Mit neuen Instrumenten wie der KI-gestützten Videoüberwachung mit Verhaltensanalyse oder der Verknüpfung und automatisierte Auswertung von Polizeidaten könnten potentiell alle Berliner:innen polizeilich erfasst werden, so Schrader weiter. Das geplante ASOG enthalte „verfassungsrechtlich bedenkliche Regelungen und Grundrechtseingriffe von extremer Intensität und Streubreite“. Sein Fazit fällt dementsprechend kritisch aus: „SPD und CDU in Berlin oder CSU in Bayern, das nimmt sich in der Innenpolitik mittlerweile nichts mehr.“
Protest von Bürgerrechtsorganisationen
Mehrere Bürgerrechtsorganisationen hatten zuletzt die Pläne für das neue Polizeigesetz kritisiert und einen Stopp des Gesetzgebungsverfahrens gefordert. In einem offenen Brief monieren die Organisationen den möglichen Einsatz einer orts- und verhaltensübergreifenden Analyseplattform zum biometrischen Abgleich mit über das Internet öffentlich zugänglichen personenbezogenen Daten und die automatisierte Verhaltensmustererkennung.
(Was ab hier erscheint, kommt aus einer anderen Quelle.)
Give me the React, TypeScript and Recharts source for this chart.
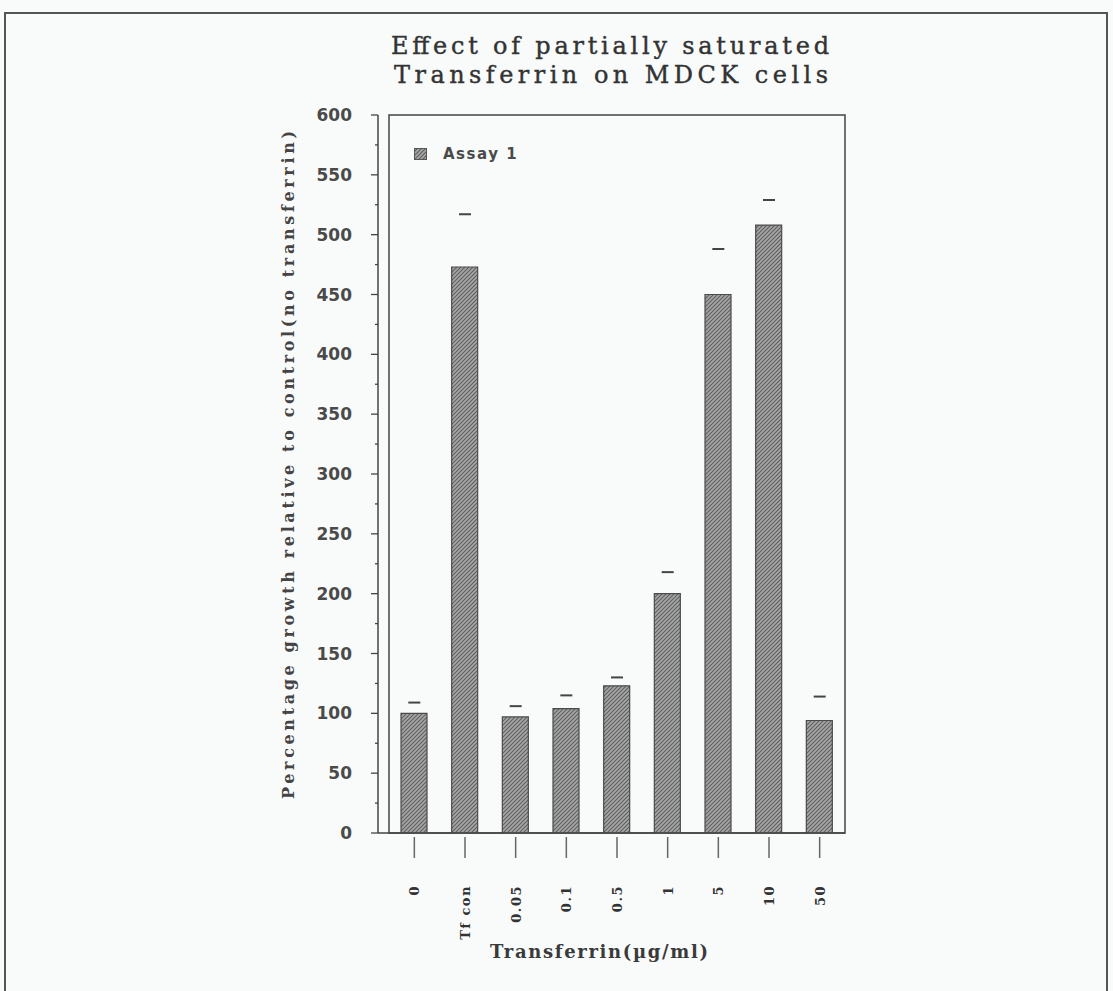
import React from "react";
import {
  ComposedChart,
  Bar,
  Scatter,
  XAxis,
  YAxis,
  Legend,
  ReferenceArea,
} from "recharts";

const categories = ["0", "Tf con", "0.05", "0.1", "0.5", "1", "5", "10", "50"];
const assayValues = [100, 473, 97, 104, 123, 200, 450, 508, 94];
const errorTops = [109, 517, 106, 115, 130, 218, 488, 529, 114];
const yTicks = [0, 25, 50, 75, 100, 125, 150, 175, 200, 225, 250, 275, 300, 325, 350, 375, 400, 425, 450, 475, 500, 525, 550, 575, 600];

const data = categories.map((c, i) => ({
  cat: c,
  assay: assayValues[i],
  err: errorTops[i],
}));

const W = 1113;
const H = 991;
const PLOT_LEFT = 378;
const PLOT_RIGHT = 845;
const PLOT_TOP = 115;
const PLOT_BOTTOM = 833;
const Y_AXIS_W = 60;
const X_AXIS_H = 60;

const AXIS_COLOR = "#444";

const YTick = (props: any) => {
  const { y, payload } = props;
  const v = payload.value as number;
  const major = v % 50 === 0;
  return (
    <g>
      <line
        x1={PLOT_LEFT - (major ? 7 : 3)}
        x2={PLOT_LEFT}
        y1={y}
        y2={y}
        stroke={AXIS_COLOR}
        strokeWidth={1.3}
      />
      {major && (
        <text
          x={352}
          y={y + 6}
          textAnchor="end"
          fontFamily="'DejaVu Sans', sans-serif"
          fontWeight={700}
          fontSize={17}
          fill="#4a4a4a"
        >
          {v}
        </text>
      )}
    </g>
  );
};

const XTick = (props: any) => {
  const { x, payload } = props;
  const tx = x + 5;
  const ty = 885;
  return (
    <g>
      <line x1={x} x2={x} y1={837} y2={858} stroke="#666" strokeWidth={1.5} />
      <text
        x={tx}
        y={ty}
        transform={`rotate(-90 ${tx} ${ty})`}
        textAnchor="end"
        fontFamily="'DejaVu Serif', serif"
        fontWeight={700}
        fontSize={13}
        letterSpacing={1.5}
        fill="#333"
      >
        {payload.value}
      </text>
    </g>
  );
};

const CapShape = (props: any) => {
  const { cx, cy } = props;
  if (cx == null || cy == null) return null;
  return (
    <line x1={cx - 6} x2={cx + 6} y1={cy} y2={cy} stroke="#444" strokeWidth={2} />
  );
};

const LegendContent = () => (
  <div style={{ display: "flex", alignItems: "center" }}>
    <svg width={14} height={13} style={{ display: "block" }}>
      <rect x={0.5} y={0.5} width={12} height={11} fill="url(#hatch)" stroke="#555" />
    </svg>
    <span
      style={{
        marginLeft: 15,
        fontFamily: "'DejaVu Sans', sans-serif",
        fontWeight: 700,
        fontSize: 15,
        letterSpacing: 1.5,
        color: "#4a4a4a",
        lineHeight: "16px",
      }}
    >
      Assay 1
    </span>
  </div>
);

export default function App() {
  return (
    <div
      style={{
        position: "absolute",
        left: 0,
        top: 0,
        width: W,
        height: H,
        background: "#f9fbfb",
        overflow: "hidden",
      }}
    >
      <svg
        width={W}
        height={H}
        style={{ position: "absolute", left: 0, top: 0 }}
      >
        <defs>
          <pattern id="hatch" patternUnits="userSpaceOnUse" width={4} height={4}>
            <rect width={4} height={4} fill="#a6a6a6" />
            <path d="M-1,1 l2,-2 M0,4 l4,-4 M3,5 l2,-2" stroke="#5e5e5e" strokeWidth={1.1} />
          </pattern>
        </defs>
        <path
          d={`M5,${H + 5} L5,13 L1107,13 L1107,${H + 5}`}
          fill="none"
          stroke="#555"
          strokeWidth={2}
        />
        <text
          x={610}
          y={54}
          textAnchor="middle"
          fontFamily="'DejaVu Serif', serif"
          fontSize={24}
          fill="#333"
          stroke="#333"
          strokeWidth={0.4}
          textLength={438}
          lengthAdjust="spacing"
        >
          Effect of partially saturated
        </text>
        <text
          x={611}
          y={83}
          textAnchor="middle"
          fontFamily="'DejaVu Serif', serif"
          fontSize={24}
          fill="#333"
          stroke="#333"
          strokeWidth={0.4}
          textLength={434}
          lengthAdjust="spacing"
        >
          Transferrin on MDCK cells
        </text>
        <text
          x={0}
          y={0}
          transform={`translate(294 465) rotate(-90)`}
          textAnchor="middle"
          fontFamily="'DejaVu Serif', serif"
          fontWeight={700}
          fontSize={16}
          fill="#444"
          textLength={668}
          lengthAdjust="spacing"
        >
          Percentage growth relative to control(no transferrin)
        </text>
        <text
          x={599}
          y={958}
          textAnchor="middle"
          fontFamily="'DejaVu Serif', serif"
          fontWeight={700}
          fontSize={18}
          fill="#3a3a3a"
          textLength={218}
          lengthAdjust="spacing"
        >
          Transferrin(µg/ml)
        </text>
      </svg>
      <div style={{ position: "absolute", left: 0, top: 0 }}>
        <ComposedChart
          width={W}
          height={H}
          data={data}
          margin={{
            top: PLOT_TOP,
            right: W - PLOT_RIGHT,
            bottom: H - PLOT_BOTTOM - X_AXIS_H,
            left: PLOT_LEFT - Y_AXIS_W,
          }}
          barCategoryGap={0}
        >
          <XAxis
            dataKey="cat"
            height={X_AXIS_H}
            axisLine={{ stroke: AXIS_COLOR, strokeWidth: 1.5 }}
            tickLine={false}
            tick={<XTick />}
            padding={{ left: 11, right: 0 }}
            interval={0}
          />
          <YAxis
            width={Y_AXIS_W}
            domain={[0, 600]}
            ticks={yTicks}
            interval={0}
            axisLine={{ stroke: AXIS_COLOR, strokeWidth: 1.5 }}
            tickLine={false}
            tick={<YTick />}
            allowDataOverflow
          />
          <ReferenceArea
            y1={0}
            y2={600}
            fill="none"
            fillOpacity={0}
            stroke={AXIS_COLOR}
            strokeWidth={1.5}
            ifOverflow="visible"
          />
          <Legend
            layout="vertical"
            align="center"
            verticalAlign="middle"
            content={<LegendContent />}
            wrapperStyle={{ position: "absolute", left: 414, top: 146, width: 150, height: 16 }}
          />
          <Bar
            dataKey="assay"
            name="Assay 1"
            barSize={26}
            fill="url(#hatch)"
            stroke="#4a4a4a"
            strokeWidth={1.2}
            isAnimationActive={false}
          />
          <Scatter
            dataKey="err"
            shape={<CapShape />}
            legendType="none"
            isAnimationActive={false}
          />
        </ComposedChart>
      </div>
    </div>
  );
}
Zudem lasse das Polizeigesetz zu, dass Datenbestände der Polizei losgelöst von konkreten Anlässen dauerhaft zusammengeführt werden könnten. Hierdurch entstünde eine Superdatenbank mit „Möglichkeiten zum Erstellen von Bewegungsprofilen, Verhaltensmuster- und Sozialkontaktanalysen“. In einem Interview mit der taz kritisierte Lukas Theune, Geschäftsführer des Republikanischen Anwalt:innenverbandes (RAV), der Gesetzentwurf solle der Polizei gläserne Bürger:innen ermöglichen.
Das neue Polizeigesetz soll am 4. Dezember im Berliner Angeordnetenhaus beschlossen werden.